According to Vulcan chairman and chief executive officer Tom Hill: "Our first quarter earnings improved across all segments and were in line with our expectations, despite wet weather in certain key markets in the Southeast and Southwest.
"These results demonstrated the strong long-term fundamental position of our aggregates-led businesses and our commitment to leading the industry in pricing and unit profitability.
The company, which describes itself as "the largest producer of construction aggregates in the United States - primarily crushed stone, sand and gravel - and a major producer of aggregates-based construction materials, including asphalt and ready-mixed concrete," says it "experienced minimal financial impact from the COVID-19 pandemic in the first quarter."
However, says Vulcan boss Hill: "From a position of strength, we are proactively planning for the potential impacts of the pandemic on construction activity.
"Our strengths are derived from the flexibility provided by our aggregates-focused business, our diverse geographic footprint, our balance sheet structure and recently enhanced liquidity, and our operational capabilities.
"Our leading market positions, built over more than 60 years, and our proven track record of strong operations also position us well. That said, we have undertaken a comprehensive review of our operating plans and have contingency plans in place to respond as efficiently as possible to demand shifts.

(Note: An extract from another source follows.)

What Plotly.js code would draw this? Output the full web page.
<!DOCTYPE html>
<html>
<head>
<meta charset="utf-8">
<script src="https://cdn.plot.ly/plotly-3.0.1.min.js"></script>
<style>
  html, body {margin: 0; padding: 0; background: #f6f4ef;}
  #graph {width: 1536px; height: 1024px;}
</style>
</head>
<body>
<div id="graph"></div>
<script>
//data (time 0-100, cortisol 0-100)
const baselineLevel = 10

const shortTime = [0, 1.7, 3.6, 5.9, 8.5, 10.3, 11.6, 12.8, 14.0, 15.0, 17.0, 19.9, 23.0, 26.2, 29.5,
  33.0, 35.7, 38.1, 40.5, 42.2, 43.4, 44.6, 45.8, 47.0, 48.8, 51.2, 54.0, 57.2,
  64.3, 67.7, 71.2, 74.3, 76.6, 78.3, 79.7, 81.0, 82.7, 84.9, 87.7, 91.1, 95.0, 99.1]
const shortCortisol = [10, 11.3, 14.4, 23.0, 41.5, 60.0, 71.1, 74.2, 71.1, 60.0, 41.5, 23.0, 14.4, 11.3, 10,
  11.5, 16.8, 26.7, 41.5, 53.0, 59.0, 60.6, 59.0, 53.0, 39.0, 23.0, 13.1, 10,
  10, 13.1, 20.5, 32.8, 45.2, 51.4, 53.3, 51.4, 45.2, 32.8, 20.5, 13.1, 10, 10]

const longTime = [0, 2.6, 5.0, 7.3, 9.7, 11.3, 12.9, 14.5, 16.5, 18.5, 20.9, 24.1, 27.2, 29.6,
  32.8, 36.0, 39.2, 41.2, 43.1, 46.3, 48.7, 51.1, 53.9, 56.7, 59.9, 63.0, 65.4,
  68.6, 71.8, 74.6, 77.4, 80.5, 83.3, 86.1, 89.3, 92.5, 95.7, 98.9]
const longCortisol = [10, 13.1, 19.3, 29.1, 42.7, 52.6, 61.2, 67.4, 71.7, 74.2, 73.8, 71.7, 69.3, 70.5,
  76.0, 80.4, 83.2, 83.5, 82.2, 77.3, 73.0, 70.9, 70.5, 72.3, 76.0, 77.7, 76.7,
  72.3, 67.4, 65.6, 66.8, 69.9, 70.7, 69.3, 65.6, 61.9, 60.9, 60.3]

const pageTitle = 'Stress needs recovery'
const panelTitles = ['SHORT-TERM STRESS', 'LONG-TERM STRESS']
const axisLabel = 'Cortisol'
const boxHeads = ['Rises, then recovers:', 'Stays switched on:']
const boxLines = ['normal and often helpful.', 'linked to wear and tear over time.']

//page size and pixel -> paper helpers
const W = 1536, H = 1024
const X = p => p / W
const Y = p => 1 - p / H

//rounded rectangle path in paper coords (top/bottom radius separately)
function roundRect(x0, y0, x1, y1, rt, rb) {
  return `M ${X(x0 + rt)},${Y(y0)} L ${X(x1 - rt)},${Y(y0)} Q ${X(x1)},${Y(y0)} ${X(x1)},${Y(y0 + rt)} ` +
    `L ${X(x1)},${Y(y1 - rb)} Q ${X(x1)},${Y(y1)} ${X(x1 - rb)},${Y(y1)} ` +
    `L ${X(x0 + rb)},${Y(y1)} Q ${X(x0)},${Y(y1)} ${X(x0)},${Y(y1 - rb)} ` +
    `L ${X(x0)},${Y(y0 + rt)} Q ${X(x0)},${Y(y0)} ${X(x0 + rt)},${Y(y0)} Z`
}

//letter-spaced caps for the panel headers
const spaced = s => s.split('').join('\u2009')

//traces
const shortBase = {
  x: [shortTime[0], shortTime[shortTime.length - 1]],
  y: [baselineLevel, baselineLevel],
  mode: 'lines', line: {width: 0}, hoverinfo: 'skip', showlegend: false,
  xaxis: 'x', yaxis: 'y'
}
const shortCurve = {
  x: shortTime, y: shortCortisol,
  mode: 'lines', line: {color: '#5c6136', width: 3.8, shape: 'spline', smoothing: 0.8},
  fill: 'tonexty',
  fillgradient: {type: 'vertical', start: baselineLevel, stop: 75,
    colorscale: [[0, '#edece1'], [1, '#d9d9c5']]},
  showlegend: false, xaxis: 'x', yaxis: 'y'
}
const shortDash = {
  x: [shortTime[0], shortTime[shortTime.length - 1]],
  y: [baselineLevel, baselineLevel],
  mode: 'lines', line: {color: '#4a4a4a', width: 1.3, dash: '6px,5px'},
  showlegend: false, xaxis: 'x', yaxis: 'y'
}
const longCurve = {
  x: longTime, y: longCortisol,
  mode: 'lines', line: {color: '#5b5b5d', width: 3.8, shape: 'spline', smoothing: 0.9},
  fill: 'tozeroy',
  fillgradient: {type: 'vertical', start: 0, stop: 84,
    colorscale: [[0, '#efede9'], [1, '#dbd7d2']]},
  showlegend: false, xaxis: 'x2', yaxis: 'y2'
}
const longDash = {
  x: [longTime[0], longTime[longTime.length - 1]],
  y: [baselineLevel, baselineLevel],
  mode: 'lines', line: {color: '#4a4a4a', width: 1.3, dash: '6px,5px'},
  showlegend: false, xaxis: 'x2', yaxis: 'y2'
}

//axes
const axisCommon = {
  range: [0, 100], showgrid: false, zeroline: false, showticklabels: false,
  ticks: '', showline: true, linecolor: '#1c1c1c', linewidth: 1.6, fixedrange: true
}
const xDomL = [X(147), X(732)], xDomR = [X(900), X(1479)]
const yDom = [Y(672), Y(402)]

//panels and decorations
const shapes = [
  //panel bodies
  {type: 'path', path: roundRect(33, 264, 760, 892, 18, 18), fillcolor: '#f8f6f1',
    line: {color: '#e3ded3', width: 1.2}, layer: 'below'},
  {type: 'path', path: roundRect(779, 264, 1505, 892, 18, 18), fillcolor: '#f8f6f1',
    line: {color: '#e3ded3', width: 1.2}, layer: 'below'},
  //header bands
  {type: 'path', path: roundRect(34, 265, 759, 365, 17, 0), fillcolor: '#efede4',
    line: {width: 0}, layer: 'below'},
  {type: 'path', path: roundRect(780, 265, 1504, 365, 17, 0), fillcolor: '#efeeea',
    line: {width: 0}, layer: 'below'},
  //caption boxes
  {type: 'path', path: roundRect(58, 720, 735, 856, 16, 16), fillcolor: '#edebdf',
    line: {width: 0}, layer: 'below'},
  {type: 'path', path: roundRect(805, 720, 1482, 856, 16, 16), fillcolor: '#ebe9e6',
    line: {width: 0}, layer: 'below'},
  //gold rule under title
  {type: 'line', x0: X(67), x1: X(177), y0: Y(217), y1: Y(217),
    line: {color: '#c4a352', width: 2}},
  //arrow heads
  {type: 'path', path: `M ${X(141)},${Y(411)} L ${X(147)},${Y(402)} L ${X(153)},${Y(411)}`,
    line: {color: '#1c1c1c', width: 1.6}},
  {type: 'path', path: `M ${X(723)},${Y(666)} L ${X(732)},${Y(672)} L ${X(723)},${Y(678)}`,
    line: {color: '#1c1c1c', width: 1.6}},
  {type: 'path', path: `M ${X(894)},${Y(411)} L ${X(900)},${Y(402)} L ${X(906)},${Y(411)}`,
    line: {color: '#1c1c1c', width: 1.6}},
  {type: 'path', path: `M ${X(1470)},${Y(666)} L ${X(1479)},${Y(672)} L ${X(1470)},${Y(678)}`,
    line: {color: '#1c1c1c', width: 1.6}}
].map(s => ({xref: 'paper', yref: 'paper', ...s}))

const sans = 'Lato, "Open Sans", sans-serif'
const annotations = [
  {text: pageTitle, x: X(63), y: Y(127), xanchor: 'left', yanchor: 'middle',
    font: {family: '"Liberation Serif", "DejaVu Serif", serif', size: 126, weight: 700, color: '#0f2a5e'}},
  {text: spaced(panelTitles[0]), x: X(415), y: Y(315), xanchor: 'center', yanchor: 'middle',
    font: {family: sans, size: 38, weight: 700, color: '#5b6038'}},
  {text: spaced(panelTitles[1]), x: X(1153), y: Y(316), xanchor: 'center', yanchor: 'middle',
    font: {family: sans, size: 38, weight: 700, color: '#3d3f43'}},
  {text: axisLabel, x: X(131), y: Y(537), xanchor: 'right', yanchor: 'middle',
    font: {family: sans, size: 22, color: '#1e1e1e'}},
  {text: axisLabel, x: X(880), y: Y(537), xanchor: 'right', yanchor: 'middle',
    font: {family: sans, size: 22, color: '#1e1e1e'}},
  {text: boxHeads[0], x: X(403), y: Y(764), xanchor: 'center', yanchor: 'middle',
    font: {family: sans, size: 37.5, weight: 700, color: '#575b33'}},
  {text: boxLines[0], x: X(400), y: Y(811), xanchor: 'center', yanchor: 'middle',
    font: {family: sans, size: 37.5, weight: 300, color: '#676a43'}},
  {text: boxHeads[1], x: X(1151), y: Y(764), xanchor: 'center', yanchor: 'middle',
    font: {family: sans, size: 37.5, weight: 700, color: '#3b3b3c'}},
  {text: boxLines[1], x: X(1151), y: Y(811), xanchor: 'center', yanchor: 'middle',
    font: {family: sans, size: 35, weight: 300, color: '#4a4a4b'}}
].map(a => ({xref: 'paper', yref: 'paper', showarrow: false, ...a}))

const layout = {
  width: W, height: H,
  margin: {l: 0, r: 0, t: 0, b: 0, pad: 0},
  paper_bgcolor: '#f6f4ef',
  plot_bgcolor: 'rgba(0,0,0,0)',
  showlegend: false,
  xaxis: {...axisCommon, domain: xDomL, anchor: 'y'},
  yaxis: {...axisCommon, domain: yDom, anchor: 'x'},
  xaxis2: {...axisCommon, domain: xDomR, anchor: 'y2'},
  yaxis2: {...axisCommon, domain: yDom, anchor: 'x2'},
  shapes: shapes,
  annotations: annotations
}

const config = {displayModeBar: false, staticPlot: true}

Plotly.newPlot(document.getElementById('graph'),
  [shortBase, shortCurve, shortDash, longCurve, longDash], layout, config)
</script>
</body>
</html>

"Aggregates is far more adaptable to these demand shifts than any other construction materials, a characteristic that should serve us well during this period of disruption. As a result, we will be well-equipped to manage our business effectively and serve our customers reliably through these unprecedented times."
In a statement out this week, Vulcan broke down its aggregates results: "First quarter segment sales increased 4 percent, and gross profit increased 5 percent to $194 million, or $4.31 per
ton.
"These improvements resulted from growth in shipments in certain key markets and wide-spread growth in pricing.
"First quarter aggregates shipments were 1 percent lower than the prior year's strong first quarter, when aggregates shipments increased 13 percent as a result of delayed shipments from the fourth quarter of 2018.
"Many markets in the US Southeast and the Southwest were negatively impacted by wet weather while shipments in California, Florida, Illinois and Virginia realized solid growth.
"On a mix-adjusted basis, all of the Company's key markets reported year-over-year price growth. For the quarter, freight-adjusted average sales price increased 4.5 percent (4.8 percent on mix-adjusted basis) versus the prior year's quarter.
"As anticipated, first quarter cost of sales were negatively impacted by higher repairs, maintenance and stripping costs, which were incurred early in the quarter to take advantage of the seasonally low production volume.
"Wet weather inefficiencies also affected costs in certain markets. These were partially offset by the modestly lower unit cost of diesel fuel in the quarter. Cash gross profit per ton increased 6 percent from the prior year's first quarter to $6.02 per ton.